To examine whether miR-133a directly regulated the osteogenic differentiation of hBMSCs, miR-133a was overexpressed in hBMSCs via transfection with a lentiviral vector. Compared with cells transfected with the miR-negative control, hBMSCs transfected with miR-133a expressed significantly greater levels of miR-133a, as demonstrated by RT-qPCR (P<0.05; Fig. 4A). To investigate the effect of miR-133a overexpression, the mRNA expression levels of ALP, OCN and Runx2, ALP activity, OCN secretion, and Runx2 protein expression levels were measured in miR-133a-overexpressing hBMSCs incubated with osteogenic induction medium for 7 days. mRNA expression levels of ALP (P>0.05; Fig. 4B), OCN (P>0.05; Fig. 4C) and Runx2 (P<0.05; Fig. 4D) were decreased in miR-133a-overexpressing cells compared with control cells, as were ALP activity (P<0.05; Fig. 4E), OCN secretion (P<0.05; Fig. 4F), ALP staining (Fig. 4G) and Runx2 protein expression levels (P<0.05; Fig. 4H and I), indicating that miR-133a overexpression inhibited the osteogenic differentiation of hBMSCs.

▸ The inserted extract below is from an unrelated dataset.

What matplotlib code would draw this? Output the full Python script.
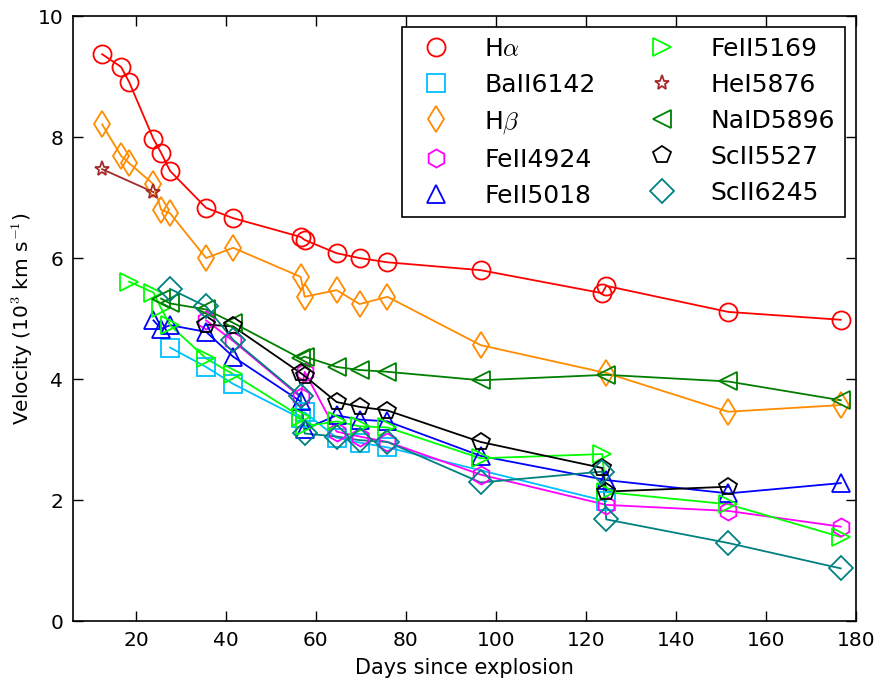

The effect of VK₂ treatment on miR-133a-overexpressing cells was additionally determined. After 7 days of osteogenic induction, VK₂ treatment significantly downregulated miR-133a expression levels in miR-133a-overexpressing hBMSCs (P<0.05; Fig. 4A); the mRNA expression levels of ALP (Fig. 4B), OCN (Fig. 4C) and Runx2 (Fig. 4D) were upregulated by VK₂ treatment. Furthermore, greater ALP activity (Fig. 4E) and increased supernatant OCN concentrations (Fig. 4F), ALP-positive cells (Fig. 4G) and Runx2 protein expression levels (Fig. 4H and I) were detected in VK₂-treated miR-133a-overexpressed cells compared with control cells.

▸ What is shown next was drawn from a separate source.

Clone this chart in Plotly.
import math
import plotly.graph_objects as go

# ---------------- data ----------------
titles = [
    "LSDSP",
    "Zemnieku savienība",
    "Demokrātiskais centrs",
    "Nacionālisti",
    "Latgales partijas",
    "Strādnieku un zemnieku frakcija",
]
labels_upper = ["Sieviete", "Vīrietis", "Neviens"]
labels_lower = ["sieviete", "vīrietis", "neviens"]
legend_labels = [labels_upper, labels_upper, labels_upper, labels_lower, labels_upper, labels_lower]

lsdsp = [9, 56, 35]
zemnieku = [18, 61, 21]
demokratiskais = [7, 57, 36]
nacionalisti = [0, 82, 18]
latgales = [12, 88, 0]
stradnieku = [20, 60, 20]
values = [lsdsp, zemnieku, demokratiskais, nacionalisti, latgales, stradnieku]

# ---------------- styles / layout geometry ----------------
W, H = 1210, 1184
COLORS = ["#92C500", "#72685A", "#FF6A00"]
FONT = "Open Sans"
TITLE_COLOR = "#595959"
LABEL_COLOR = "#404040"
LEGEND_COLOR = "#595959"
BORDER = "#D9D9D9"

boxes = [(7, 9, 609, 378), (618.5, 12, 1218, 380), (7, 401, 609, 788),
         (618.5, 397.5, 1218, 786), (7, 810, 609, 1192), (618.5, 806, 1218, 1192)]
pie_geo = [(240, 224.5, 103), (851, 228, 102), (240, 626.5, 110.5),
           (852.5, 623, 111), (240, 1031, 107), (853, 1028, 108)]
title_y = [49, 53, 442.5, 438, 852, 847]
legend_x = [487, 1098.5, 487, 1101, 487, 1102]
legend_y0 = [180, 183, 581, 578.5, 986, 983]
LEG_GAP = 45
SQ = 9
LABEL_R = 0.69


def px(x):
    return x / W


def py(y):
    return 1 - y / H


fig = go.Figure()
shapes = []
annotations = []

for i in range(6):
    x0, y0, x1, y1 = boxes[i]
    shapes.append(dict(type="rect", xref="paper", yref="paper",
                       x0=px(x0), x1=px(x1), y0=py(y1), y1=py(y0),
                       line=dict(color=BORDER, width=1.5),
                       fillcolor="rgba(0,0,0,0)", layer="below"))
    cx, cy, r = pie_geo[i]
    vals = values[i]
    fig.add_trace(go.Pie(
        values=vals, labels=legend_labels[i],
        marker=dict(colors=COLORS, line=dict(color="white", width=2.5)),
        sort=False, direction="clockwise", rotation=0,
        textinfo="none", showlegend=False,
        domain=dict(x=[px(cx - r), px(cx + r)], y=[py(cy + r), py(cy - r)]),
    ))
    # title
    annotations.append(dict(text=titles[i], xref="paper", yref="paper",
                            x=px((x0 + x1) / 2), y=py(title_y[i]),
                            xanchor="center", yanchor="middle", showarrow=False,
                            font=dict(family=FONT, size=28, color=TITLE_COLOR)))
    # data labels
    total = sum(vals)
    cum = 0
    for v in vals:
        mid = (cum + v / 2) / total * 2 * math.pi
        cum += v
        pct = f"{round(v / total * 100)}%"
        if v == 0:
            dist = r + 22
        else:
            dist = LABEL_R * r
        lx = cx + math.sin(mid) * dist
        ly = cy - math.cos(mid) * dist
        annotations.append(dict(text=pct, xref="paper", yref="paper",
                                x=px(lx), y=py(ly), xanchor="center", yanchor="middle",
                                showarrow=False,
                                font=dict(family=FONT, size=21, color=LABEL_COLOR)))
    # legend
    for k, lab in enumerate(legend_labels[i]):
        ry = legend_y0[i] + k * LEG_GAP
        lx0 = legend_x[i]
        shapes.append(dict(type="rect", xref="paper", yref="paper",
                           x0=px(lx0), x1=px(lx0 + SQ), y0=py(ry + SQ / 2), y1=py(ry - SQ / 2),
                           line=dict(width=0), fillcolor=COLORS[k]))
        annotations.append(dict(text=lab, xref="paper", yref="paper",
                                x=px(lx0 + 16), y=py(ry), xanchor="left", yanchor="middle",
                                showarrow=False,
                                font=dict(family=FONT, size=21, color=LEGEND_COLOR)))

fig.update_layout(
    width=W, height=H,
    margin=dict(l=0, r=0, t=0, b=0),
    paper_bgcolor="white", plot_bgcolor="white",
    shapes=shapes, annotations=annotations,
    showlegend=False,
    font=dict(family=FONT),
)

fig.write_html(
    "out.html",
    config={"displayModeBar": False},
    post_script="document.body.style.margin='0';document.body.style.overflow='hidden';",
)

VKORC1 is a key protein involved in the VK cycle, where VK₂ functions to promote the γ-carboxylation of OCN during bone metabolism. The results of a previous (15) and the present study demonstrated that miR-133a expression levels are inversely correlated with VKORC1 mRNA expression levels. To investigate whether VK₂ affects the expression of VKORC1 via miR-133a, osteogenic induction of hBMSCs was performed for 1 week in the absence or presence of gradient concentrations of VK₂, and VKORC1 mRNA expression levels were detected by RT-qPCR. VKORC1 mRNA expression levels were significantly upregulated by VK₂ (P<0.05), particularly at a concentration of 10⁻⁵ M, where levels were 22-fold of those of the control (Fig. 5A). An inverse correlation between miR-133a and VKORC1 was demonstrated, even in the presence of VK₂. In addition, VKORC1 mRNA expression levels were downregulated in miR-133a-overexpressing cells compared with miR-negative control cells (P<0.05), and VK₂ significantly increased VKORC1 mRNA expression levels in miR-133a-overexpressing hBMSCs (P<0.05; Fig. 5B), which further demonstrated that VK₂ positively regulated VKORC1 by downregulating miR-133a expression.